Last week, the United Food and Commercial Workers Local 7 and Albertsons reached an agreement on a new contract, with employees in Grand Junction voting to ratify it as well on Tuesday. And today, Safeway workers who rejected the original pact, as well as folks from those King Soopers units that turned thumbs-down too, are gathering at the Denver Merchandise Mart to decide whether or not to accept an agreement sweetened by extra money going into retirees' health and welfare fund.

UFCW Local 7 supports ratification, with spokesman Dave Minshall calling the deal a "win-win."

According to Minshall, the so-called last, best and final offer put forward by King Soopers and Safeway last year "hasn't changed. But what's happened since most of the Safeway employees rejected the contract, and most of the King Soopers employees accepted it, is that Kim Cordova" -- the new head of the union, who was profiled in this Westword feature from December -- "requested an audit of our two self-insurance plans."

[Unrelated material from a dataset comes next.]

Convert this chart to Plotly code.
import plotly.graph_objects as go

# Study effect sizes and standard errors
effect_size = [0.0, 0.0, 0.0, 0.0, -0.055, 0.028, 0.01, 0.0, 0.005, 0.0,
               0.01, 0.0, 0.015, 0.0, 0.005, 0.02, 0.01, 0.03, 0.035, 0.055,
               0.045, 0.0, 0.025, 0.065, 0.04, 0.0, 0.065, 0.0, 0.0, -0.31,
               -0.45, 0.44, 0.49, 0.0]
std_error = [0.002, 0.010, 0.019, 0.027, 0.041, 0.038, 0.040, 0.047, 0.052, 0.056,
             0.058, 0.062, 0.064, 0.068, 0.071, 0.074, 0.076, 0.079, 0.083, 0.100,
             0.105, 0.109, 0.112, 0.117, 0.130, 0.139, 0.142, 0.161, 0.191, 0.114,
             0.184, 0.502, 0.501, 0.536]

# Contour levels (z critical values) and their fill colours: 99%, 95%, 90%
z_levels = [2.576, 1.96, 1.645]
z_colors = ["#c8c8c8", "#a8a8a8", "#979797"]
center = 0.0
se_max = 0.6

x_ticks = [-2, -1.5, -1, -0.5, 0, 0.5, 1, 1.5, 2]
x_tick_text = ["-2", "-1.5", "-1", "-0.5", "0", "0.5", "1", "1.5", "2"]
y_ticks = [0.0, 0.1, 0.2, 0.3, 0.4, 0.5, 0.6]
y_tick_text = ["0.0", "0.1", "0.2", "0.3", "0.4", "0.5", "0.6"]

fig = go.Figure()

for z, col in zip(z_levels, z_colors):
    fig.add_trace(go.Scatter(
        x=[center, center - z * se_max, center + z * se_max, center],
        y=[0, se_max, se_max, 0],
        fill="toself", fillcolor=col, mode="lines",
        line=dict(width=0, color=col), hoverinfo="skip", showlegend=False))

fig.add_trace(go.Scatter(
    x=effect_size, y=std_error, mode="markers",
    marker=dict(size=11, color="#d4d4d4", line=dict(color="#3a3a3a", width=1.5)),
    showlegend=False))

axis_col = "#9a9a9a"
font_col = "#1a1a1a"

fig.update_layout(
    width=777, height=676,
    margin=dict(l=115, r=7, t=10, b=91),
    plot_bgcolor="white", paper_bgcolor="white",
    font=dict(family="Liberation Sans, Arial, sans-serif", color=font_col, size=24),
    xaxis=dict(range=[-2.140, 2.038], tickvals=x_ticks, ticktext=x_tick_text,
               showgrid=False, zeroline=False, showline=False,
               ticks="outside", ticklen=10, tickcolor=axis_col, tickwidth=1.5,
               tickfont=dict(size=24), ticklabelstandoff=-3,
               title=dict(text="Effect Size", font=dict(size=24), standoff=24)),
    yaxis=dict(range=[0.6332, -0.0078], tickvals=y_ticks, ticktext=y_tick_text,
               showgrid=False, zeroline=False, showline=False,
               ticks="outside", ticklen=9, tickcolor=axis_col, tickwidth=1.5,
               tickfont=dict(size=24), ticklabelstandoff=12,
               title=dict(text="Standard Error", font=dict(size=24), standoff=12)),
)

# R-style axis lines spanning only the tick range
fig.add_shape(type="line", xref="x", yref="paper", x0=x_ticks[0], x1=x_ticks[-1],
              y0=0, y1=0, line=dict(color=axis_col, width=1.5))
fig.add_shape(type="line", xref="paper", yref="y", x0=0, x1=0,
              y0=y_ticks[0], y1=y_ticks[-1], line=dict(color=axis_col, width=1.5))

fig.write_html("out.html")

The plans -- one for active members, the other for retired members -- "are administered by a trust, with three people from the union and three people from management overseeing each of them," Minshall continues. "And the audit showed that we have $12 million above the needed reserves in the active workers' health-care plan. So the trust voted to transfer that money to the active trust for retired members in $4 million whacks over three years."

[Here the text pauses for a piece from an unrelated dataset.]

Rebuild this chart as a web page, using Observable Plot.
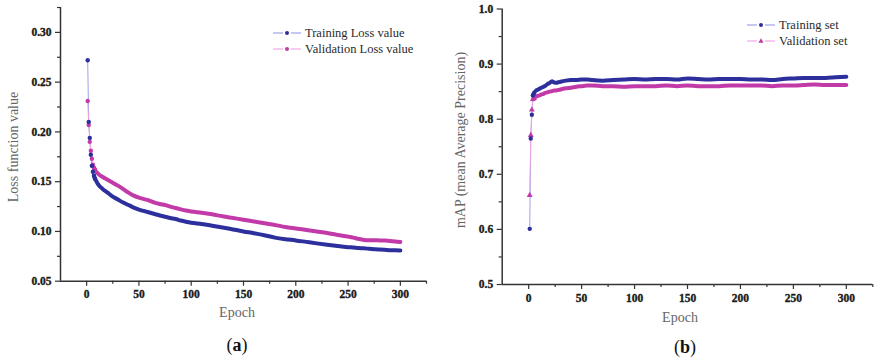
<!DOCTYPE html>
<html>
<head>
<meta charset="utf-8">
<script src="https://cdn.jsdelivr.net/npm/d3@7"></script>
<script src="https://cdn.jsdelivr.net/npm/@observablehq/plot@0.6"></script>
<style>
  html, body { margin: 0; padding: 0; background: #fff; }
  #root { position: relative; width: 874px; height: 362px; overflow: hidden; font-family: "Liberation Serif", "DejaVu Serif", serif; }
  .panel { position: absolute; top: 0; }
  .lbl { position: absolute; white-space: nowrap; transform: translate(-50%, -50%); color: #666; font-size: 14px; }
  .rot { transform: translate(-50%, -50%) rotate(-90deg); }
  .cap { position: absolute; white-space: nowrap; transform: translate(-50%, -50%); color: #111; font-size: 18px; }
  .cap b { font-weight: bold; }
  .leg { position: absolute; display: flex; flex-direction: column; gap: 2px; font-size: 12.5px; color: #2a2a2a; }
  .leg div { display: flex; align-items: center; height: 14px; }
  .leg svg { margin-right: 3px; }
</style>
</head>
<body>
<div id="root"></div>
<script>
// ---------- Panel (a): loss ----------
const epochsA = [1,2,3,4,5,6,7,8,9,10,12,15,20,25,30,35,40,45,50,55,60,65,70,75,80,85,90,95,100,110,120,130,140,150,160,170,180,190,200,210,220,230,240,250,255,260,265,270,275,280,285,290,295,300];
const trainLoss = [0.272,0.210,0.194,0.177,0.166,0.160,0.156,0.153,0.151,0.149,0.146,0.143,0.139,0.135,0.132,0.129,0.1265,0.124,0.122,0.1205,0.119,0.1175,0.116,0.1148,0.1135,0.1125,0.111,0.1098,0.1088,0.1075,0.1058,0.1040,0.1020,0.1000,0.0982,0.0962,0.0938,0.0922,0.0910,0.0895,0.0880,0.0866,0.0853,0.0842,0.0838,0.0833,0.0830,0.0826,0.0822,0.0818,0.0815,0.0812,0.0810,0.0809];
const valLoss = [0.231,0.207,0.190,0.181,0.173,0.167,0.164,0.162,0.160,0.159,0.157,0.155,0.152,0.149,0.146,0.1425,0.139,0.136,0.134,0.1325,0.131,0.129,0.1275,0.1265,0.125,0.1235,0.1222,0.121,0.120,0.1188,0.1172,0.1152,0.1135,0.1118,0.1100,0.1082,0.1065,0.1045,0.1030,0.1015,0.1000,0.0985,0.0965,0.0948,0.0938,0.0925,0.0915,0.0912,0.0912,0.0910,0.0908,0.0905,0.0900,0.0893];

// ---------- Panel (b): mAP ----------
const epochsB = [1,2,3,4,5,6,7,8,10,12,14,16,18,20,22,24,26,28,30,35,40,45,50,55,60,70,80,90,100,110,120,130,140,150,160,170,180,190,200,210,220,230,240,250,260,270,280,290,300];
const trainMAP = [0.601,0.765,0.808,0.843,0.847,0.850,0.852,0.853,0.855,0.857,0.859,0.861,0.864,0.866,0.869,0.867,0.866,0.867,0.868,0.870,0.871,0.871,0.872,0.872,0.871,0.870,0.871,0.872,0.873,0.872,0.873,0.873,0.872,0.874,0.873,0.872,0.873,0.873,0.873,0.872,0.872,0.871,0.873,0.874,0.875,0.875,0.875,0.876,0.877];
const valMAP = [0.662,0.771,0.817,0.836,0.838,0.840,0.841,0.842,0.843,0.845,0.846,0.848,0.849,0.850,0.851,0.852,0.852,0.853,0.854,0.856,0.857,0.859,0.860,0.861,0.861,0.860,0.860,0.859,0.860,0.860,0.860,0.861,0.860,0.861,0.860,0.860,0.860,0.861,0.861,0.861,0.861,0.860,0.861,0.861,0.862,0.863,0.862,0.862,0.862];

// ---------- Labels ----------
const seriesNamesA = ["Training Loss value", "Validation Loss value"];
const seriesNamesB = ["Training set", "Validation set"];
const xTicks = [0,50,100,150,200,250,300];
const xMinorTicks = [25,75,125,175,225,275,325];
const yTicksA = [0.05,0.10,0.15,0.20,0.25,0.30];
const yMinorA = [0.075,0.125,0.175,0.225,0.275,0.325];
const yTicksB = [0.5,0.6,0.7,0.8,0.9,1.0];
const yMinorB = [0.55,0.65,0.75,0.85,0.95];

const BLUE = "#2c2f9c", BLUE_PALE = "#9ea0e8";
const MAG = "#c23aa8", MAG_PALE = "#f2a6e4";

function rows(ep, vals) { return ep.map((e, i) => ({epoch: e, v: vals[i]})); }

function panel(cfg) {
  const tr = rows(cfg.epochs, cfg.train), va = rows(cfg.epochs, cfg.val);
  const axisStyle = {stroke: "#333", strokeWidth: 1.2, fill: "#1a1a1a", fontWeight: "bold", label: null};
  const svg = Plot.plot({
    width: cfg.width, height: 362,
    marginLeft: cfg.ml, marginRight: cfg.mr, marginTop: cfg.mt, marginBottom: 362 - cfg.yb,
    x: {domain: [-25, 325]},
    y: {domain: cfg.ydom},
    style: {fontFamily: "'Liberation Serif', serif", fontSize: "11.5px", background: "transparent", overflow: "visible"},
    marks: [
      Plot.axisX({ticks: xTicks, tickSize: 5, tickPadding: 4, tickFormat: d => String(d), ...axisStyle}),
      Plot.axisX({ticks: xMinorTicks, tickSize: 3, tickFormat: () => "", ...axisStyle}),
      Plot.axisY({ticks: cfg.yticks, tickSize: 5, tickPadding: 4, tickFormat: cfg.yfmt, ...axisStyle}),
      Plot.axisY({ticks: cfg.yminor, tickSize: 3, tickFormat: () => "", ...axisStyle}),
      Plot.ruleX([-25], {stroke: "#333", strokeWidth: 1.5}),
      Plot.ruleY([cfg.ydom[0]], {stroke: "#333", strokeWidth: 1.5}),
      Plot.line(tr, {x: "epoch", y: "v", stroke: BLUE_PALE, strokeWidth: 1}),
      Plot.line(va, {x: "epoch", y: "v", stroke: MAG_PALE, strokeWidth: 1}),
      Plot.line(va.filter(d => d.epoch >= cfg.thickFrom), {x: "epoch", y: "v", stroke: MAG, strokeWidth: 4, curve: "monotone-x"}),
      Plot.line(tr.filter(d => d.epoch >= cfg.thickFrom), {x: "epoch", y: "v", stroke: BLUE, strokeWidth: 4, curve: "monotone-x"}),
      Plot.dot(va.filter(d => d.epoch < cfg.thickFrom + 2), {x: "epoch", y: "v", r: 2.2, fill: MAG, stroke: "none", symbol: cfg.valSymbol}),
      Plot.dot(tr.filter(d => d.epoch < cfg.thickFrom + 2), {x: "epoch", y: "v", r: 2.2, fill: BLUE, stroke: "none", symbol: "circle"})
    ]
  });
  // make tick labels bold serif like the original
  svg.querySelectorAll("text").forEach(t => {
    t.setAttribute("font-weight", "bold");
    t.setAttribute("font-family", "Liberation Serif");
    t.style.fontWeight = "700";
    t.style.fontFamily = "'Liberation Serif'";
    t.style.stroke = "#1a1a1a";
    t.style.strokeWidth = "0.35px";
    t.style.fill = "#1a1a1a";
  });
  return svg;
}

const root = document.getElementById("root");

const pa = panel({width: 440, ml: 60, mr: 14, mt: 7, yb: 280.7, ydom: [0.05, 0.325],
  epochs: epochsA, train: trainLoss, val: valLoss, yticks: yTicksA, yminor: yMinorA,
  yfmt: d3.format(".2f"), thickFrom: 7, valSymbol: "circle"});
pa.classList.add("panel"); pa.style.left = "0px";
root.appendChild(pa);

const pb = panel({width: 434, ml: 61.7, mr: 1.7, mt: 8.5, yb: 284, ydom: [0.5, 1.0],
  epochs: epochsB, train: trainMAP, val: valMAP, yticks: yTicksB, yminor: yMinorB,
  yfmt: d3.format(".1f"), thickFrom: 4, valSymbol: "triangle"});
pb.classList.add("panel"); pb.style.left = "440px";
root.appendChild(pb);

function addText(cls, html, x, y) {
  const d = document.createElement("div");
  d.className = cls; d.innerHTML = html;
  d.style.left = x + "px"; d.style.top = y + "px";
  root.appendChild(d);
}
addText("lbl rot", "Loss function value", 14, 147);
addText("lbl", "Epoch", 237, 313);
addText("cap", "(<b>a</b>)", 237, 345);
addText("lbl rot", "mAP (mean Average Precision)", 461, 140);
addText("lbl", "Epoch", 680, 318);
addText("cap", "(<b>b</b>)", 685, 347);

function legend(names, x, y, symbols) {
  const box = document.createElement("div");
  box.className = "leg"; box.style.left = x + "px"; box.style.top = y + "px";
  const pale = [BLUE_PALE, MAG_PALE], col = [BLUE, MAG];
  names.forEach((n, i) => {
    const row = document.createElement("div");
    const mark = symbols[i] === "triangle"
      ? `<path d="M15,4.2 L17.6,8.8 L12.4,8.8 Z" fill="${col[i]}"/>`
      : `<circle cx="15" cy="7" r="2" fill="${col[i]}"/>`;
    row.innerHTML = `<svg width="30" height="14"><line x1="1" y1="7" x2="11" y2="7" stroke="${pale[i]}" stroke-width="1.2"/><line x1="19" y1="7" x2="29" y2="7" stroke="${pale[i]}" stroke-width="1.2"/>${mark}</svg><span>${n}</span>`;
    box.appendChild(row);
  });
  root.appendChild(box);
}
legend(seriesNamesA, 272, 26, ["circle", "circle"]);
legend(seriesNamesB, 746, 18, ["circle", "triangle"]);
</script>
</body>
</html>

This infusion of cash addresses one of the major gripes about the contract. UFCW Local 7 calculates that without these additional funds, retirees would see their health-care costs go up 21 percent. Moreover, the shift benefits workers who already ratified the contract as well as those who have not yet done so.

Minshall calls the trust transfer "the icing on the cake" of the contract. "It doesn't cost the unions anything, it doesn't cost the corporations anything, but it does help the retirees' health fund -- and those premiums have been growing by leaps and bounds in recent years."

Results of the Denver vote should be known later this evening, with workers in Colorado Springs casting their ballots tomorrow and employees in Pueblo following suit on Monday. More details are available on the union's website, which includes a note from Cordova headlined, "Local 7 Is Under New Management: Workers Now In Charge."

And it looks like most of them want to make a deal.